Kurt Atterberg's Symphony was eventually reviewed with a fair amount of derision by international critics as a particularly weak and derivative specimen of contemporary music. It is clear that Atterberg's symphony was in direct competition with two other scores, namely Franz Schmidt's Third Symphony and Czesław Marek's Sinfonia, because both of these pieces - though they received no prize, no money and no recording - merited an 'honourable mention' in the final judgment. Other pieces may however have been involved in the final balance. Sources within the Columbia Graphophone company released unattributable stories to suggest that Havergal Brian's Gothic Symphony, which Donald Tovey as British delegate certainly considered a masterpiece, was also evaluated, as well as a set of symphonic variations entitled Karma by the American Charles Haubiel. This account would square with a report in The New York Times (29 November 1928) which suggested that the jury were divided on four scores which were considered outstanding but eventually rejected as 'in a modernistic vein inappropriate to the occasion', and that Atterberg's Symphony was awarded the prize as the best of the others, with (it seems) five jurors dissenting and the deadlock broken by the casting vote of Glazunov.
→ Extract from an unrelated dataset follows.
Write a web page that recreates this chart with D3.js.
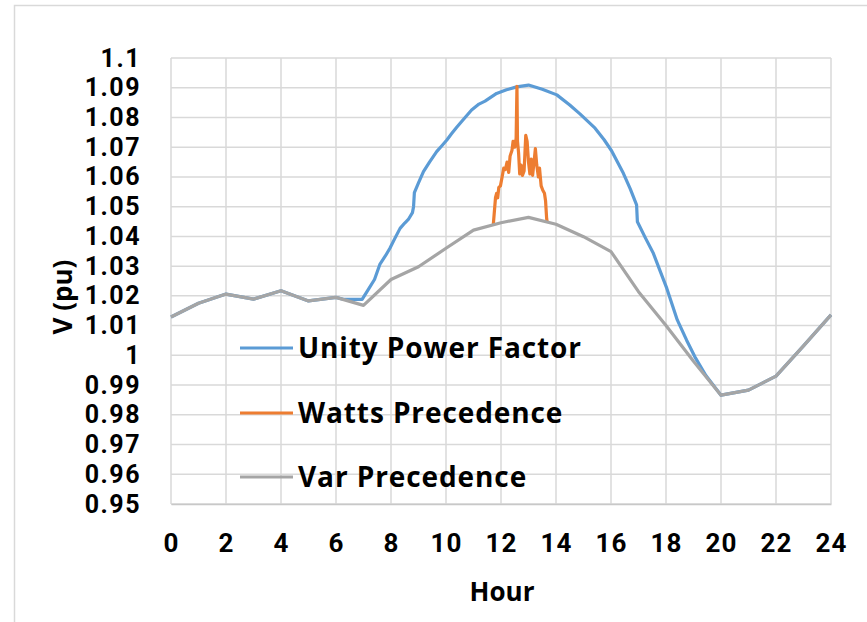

Yet Atterberg's Symphony No. 6 is by no means the mere pastiche that it was represented as in contemporary reviews; and one might have expected that its rather prominent vein of polytonality would have rendered it equally 'inappropriate to the occasion'.

==Sources==
- Paul Rapoport, Havergal Brian and his Symphony "The Gothic", Masters Thesis, University of Illinois at Urbana-Champaign (University Microfilms International, 1972)
- Malcolm MacDonald, 'Czesław Marek and his Sinfonia in Chris Walton and Antonio Baldassare (eds.), Musik im Exil: Die Schweiz und das Ausland 1918-45 (Berne: Peter Lang, 2005) ISBN 3-03910-492-6.